In his 1964 book Understanding Media, Marshall McLuhan discussed media and technologies as ‘extensions of ourselves’ and claimed that the nature of those extensions shaped both the nature of who we are and the affordances of our actions in the present technological environment. Jos de Mul developed this idea further in 2009, with respect to our creative relationship with contemporary computer technologies as an environment - a platform for innovation and creativity:
“Used not as a (necessarily impoverished) replacement of the human mind but as an extension of the human mind, the computer can even be regarded as an amplifier of human creativity and playfulness.”
So, as both a context and an amplifier of human creativity, we can think of the Physical Internet as postdigital - not just in the sense of being something that comes ‘after’ digital technology, but rather in terms of moving beyond the restrictions of what have now become ‘traditional’ forms of digital thinking and making.
To put it another way, human and imaginative potential is continuously enabled by ubiquitous connected computer technologies. In practice, the seeding of disruptive innovation does not occur through the ‘use’ of digital technologies, but by inhabiting a physical space characterised by connectivity and integration between what are usually considered to be distinct and separate physical and digital realms. And not just inhabiting that space, but exploring what’s possible, kicking at its edges, playing - and importantly, playing together - within it.
Creating new literacies
To play together is to speak together. In order for that collaborative experimentation to take place (and in direct response to it), new languages are developed - and those languages require that we also develop new literacies.
Now, literacy is not simply the ability to read. It’s the ability to read and write. It is to have the facility to express and act in dialogue, to understand and be understood, to respond, negotiate, agree, dispute, create, examine, share and discuss.
Literacy is empowerment. This form of personal and group empowerment always takes place within a particular communicative space - in this instance, a physical internet space that contains a multiplicity of languages and hybrids that are not merely verbal, written, alphabetical or visual. Gesture, signalling, audio, neurofeedback, haptic technologies, sensor-driven data and other tools all become part of the way in which we form language in this space.
Developing vernaculars for rapid innovation
It is at the point at which these tools become abundant, accessible and affordable that these languages stop being formal and jargon-laden, and start to become part of the vernacular. To both understand and be understood in this environment is to have the capacity to adapt to the parameters and affordances of the technocultural ecosystem. This is what allows for rapid innovation to take place at the speed of conversation.

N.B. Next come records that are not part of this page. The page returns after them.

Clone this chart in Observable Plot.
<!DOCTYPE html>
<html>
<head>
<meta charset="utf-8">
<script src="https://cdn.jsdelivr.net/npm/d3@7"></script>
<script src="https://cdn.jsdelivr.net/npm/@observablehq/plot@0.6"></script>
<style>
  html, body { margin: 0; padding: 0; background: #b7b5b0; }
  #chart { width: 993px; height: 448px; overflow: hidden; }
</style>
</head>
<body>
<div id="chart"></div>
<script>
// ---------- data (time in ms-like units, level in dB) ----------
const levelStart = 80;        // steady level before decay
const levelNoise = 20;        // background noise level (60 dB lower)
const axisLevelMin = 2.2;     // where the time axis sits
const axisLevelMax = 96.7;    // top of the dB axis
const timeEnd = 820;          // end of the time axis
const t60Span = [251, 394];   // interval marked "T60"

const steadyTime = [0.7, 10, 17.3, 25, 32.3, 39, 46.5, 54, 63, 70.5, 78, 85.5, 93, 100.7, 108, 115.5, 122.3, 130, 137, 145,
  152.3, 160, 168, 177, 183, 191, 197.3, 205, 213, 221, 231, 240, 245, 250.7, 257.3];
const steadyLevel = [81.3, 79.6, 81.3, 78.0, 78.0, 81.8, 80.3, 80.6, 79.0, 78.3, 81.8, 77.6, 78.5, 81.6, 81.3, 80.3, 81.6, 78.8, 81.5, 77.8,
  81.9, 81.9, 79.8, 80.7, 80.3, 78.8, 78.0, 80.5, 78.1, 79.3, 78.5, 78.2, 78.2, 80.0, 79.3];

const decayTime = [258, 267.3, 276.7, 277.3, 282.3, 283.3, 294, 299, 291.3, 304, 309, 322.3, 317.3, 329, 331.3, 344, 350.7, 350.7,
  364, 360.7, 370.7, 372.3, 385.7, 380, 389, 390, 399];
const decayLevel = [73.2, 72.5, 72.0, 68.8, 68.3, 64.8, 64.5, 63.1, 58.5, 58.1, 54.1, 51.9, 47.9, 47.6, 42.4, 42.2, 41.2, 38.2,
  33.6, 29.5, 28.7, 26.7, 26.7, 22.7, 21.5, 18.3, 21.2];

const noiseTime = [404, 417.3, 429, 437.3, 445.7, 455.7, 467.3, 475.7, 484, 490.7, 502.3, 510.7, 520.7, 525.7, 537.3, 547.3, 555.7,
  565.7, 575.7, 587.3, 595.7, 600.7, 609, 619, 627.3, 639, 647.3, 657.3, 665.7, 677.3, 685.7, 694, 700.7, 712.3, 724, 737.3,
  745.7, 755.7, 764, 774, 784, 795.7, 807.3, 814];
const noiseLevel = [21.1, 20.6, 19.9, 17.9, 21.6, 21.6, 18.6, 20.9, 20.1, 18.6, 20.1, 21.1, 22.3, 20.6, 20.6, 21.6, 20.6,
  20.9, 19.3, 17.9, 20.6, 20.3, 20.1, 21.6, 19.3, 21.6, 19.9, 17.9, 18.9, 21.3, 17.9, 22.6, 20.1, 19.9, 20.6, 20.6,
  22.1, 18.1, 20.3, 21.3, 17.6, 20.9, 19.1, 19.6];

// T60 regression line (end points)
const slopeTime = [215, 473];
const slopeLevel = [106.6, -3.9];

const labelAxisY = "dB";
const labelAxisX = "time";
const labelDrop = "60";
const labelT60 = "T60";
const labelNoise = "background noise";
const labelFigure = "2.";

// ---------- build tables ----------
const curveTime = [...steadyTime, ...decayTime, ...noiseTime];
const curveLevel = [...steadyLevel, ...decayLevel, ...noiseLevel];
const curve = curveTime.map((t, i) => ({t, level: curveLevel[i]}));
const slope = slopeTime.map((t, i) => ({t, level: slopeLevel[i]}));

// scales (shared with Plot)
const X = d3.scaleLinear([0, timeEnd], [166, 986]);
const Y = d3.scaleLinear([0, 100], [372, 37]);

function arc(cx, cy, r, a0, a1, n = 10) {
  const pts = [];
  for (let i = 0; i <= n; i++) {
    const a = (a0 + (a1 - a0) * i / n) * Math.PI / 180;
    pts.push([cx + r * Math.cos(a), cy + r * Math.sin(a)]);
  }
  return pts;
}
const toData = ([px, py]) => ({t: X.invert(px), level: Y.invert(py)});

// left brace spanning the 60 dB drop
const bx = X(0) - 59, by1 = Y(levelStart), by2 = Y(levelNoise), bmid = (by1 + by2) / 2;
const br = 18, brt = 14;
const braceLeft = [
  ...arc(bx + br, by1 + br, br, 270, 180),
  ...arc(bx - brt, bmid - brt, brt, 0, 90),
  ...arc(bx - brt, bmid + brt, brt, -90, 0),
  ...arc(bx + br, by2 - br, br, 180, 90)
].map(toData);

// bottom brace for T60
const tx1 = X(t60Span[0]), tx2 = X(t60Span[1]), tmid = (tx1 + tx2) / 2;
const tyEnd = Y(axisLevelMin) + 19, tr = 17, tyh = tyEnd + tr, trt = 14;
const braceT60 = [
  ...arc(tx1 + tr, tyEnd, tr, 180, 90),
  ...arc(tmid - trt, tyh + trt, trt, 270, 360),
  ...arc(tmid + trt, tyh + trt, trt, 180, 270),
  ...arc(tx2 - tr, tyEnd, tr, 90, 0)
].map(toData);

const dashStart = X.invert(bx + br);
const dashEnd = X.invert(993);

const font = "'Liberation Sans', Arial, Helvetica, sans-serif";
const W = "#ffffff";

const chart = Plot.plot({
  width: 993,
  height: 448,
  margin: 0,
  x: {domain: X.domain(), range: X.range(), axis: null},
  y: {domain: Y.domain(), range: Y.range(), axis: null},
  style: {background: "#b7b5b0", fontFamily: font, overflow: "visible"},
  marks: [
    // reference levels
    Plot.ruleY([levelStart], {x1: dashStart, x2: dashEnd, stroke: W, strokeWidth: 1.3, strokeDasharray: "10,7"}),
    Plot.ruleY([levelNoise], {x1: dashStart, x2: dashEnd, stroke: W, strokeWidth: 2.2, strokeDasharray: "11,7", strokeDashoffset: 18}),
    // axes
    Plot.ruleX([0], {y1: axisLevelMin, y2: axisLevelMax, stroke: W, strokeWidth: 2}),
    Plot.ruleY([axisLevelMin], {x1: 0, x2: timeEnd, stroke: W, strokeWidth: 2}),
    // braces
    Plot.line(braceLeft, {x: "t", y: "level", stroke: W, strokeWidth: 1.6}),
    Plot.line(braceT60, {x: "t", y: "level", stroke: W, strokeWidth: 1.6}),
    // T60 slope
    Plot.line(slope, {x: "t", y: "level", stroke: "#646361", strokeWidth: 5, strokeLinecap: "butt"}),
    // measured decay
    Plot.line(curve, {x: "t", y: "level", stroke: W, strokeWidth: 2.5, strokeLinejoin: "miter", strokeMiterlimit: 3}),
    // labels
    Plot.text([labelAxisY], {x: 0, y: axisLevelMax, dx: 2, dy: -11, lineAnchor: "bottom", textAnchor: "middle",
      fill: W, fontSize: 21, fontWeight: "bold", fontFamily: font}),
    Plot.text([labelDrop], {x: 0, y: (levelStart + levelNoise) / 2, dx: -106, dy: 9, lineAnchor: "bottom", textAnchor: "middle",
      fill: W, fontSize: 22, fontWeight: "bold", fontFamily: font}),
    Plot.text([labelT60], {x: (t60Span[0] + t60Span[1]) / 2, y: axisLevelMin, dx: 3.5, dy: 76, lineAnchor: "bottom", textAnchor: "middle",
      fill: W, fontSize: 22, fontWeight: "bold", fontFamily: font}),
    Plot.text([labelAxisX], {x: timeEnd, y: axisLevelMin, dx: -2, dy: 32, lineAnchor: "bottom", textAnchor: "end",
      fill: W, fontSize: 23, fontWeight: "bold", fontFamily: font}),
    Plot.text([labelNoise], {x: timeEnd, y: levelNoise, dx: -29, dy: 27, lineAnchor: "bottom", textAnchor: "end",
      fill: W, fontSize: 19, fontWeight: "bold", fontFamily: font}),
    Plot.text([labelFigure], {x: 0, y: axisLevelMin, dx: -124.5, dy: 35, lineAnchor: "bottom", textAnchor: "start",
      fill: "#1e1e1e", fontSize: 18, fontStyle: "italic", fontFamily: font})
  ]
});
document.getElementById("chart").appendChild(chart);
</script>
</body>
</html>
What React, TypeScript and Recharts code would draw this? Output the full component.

That’s where we’re at now. It’s this literacy, this facility with an emergent and increasingly vernacular form of expression and communication that drives #MTFLabs and allows innovators from a hugely diverse range of backgrounds to experiment, create and collaborate. And it’s how not just new innovations, but new kinds of innovation can be created, new products and services imagined, and new markets established.
So when we say we place music at the centre of innovation across all industries, this is what we mean. We’re not just talking about coming up with new types of musical instruments or clever apps for music distribution. We’re not even just talking about music in healthcare, audio signal processing for heavy machinery, sonification of satellite data, or sound design for gaming applications, though we’re interested in all of those things.
We’re talking about music as a social glue and as a platform that enables our community of brilliant innovators to springboard into new ideas about new kinds of hybrid and sustainable projects that would otherwise be unthinkable. And not just new ideas - new kinds of collaborative ideas that are enabled by entirely new categories of thinking, powered by entirely new modes of communication and dialogue in the physical internet.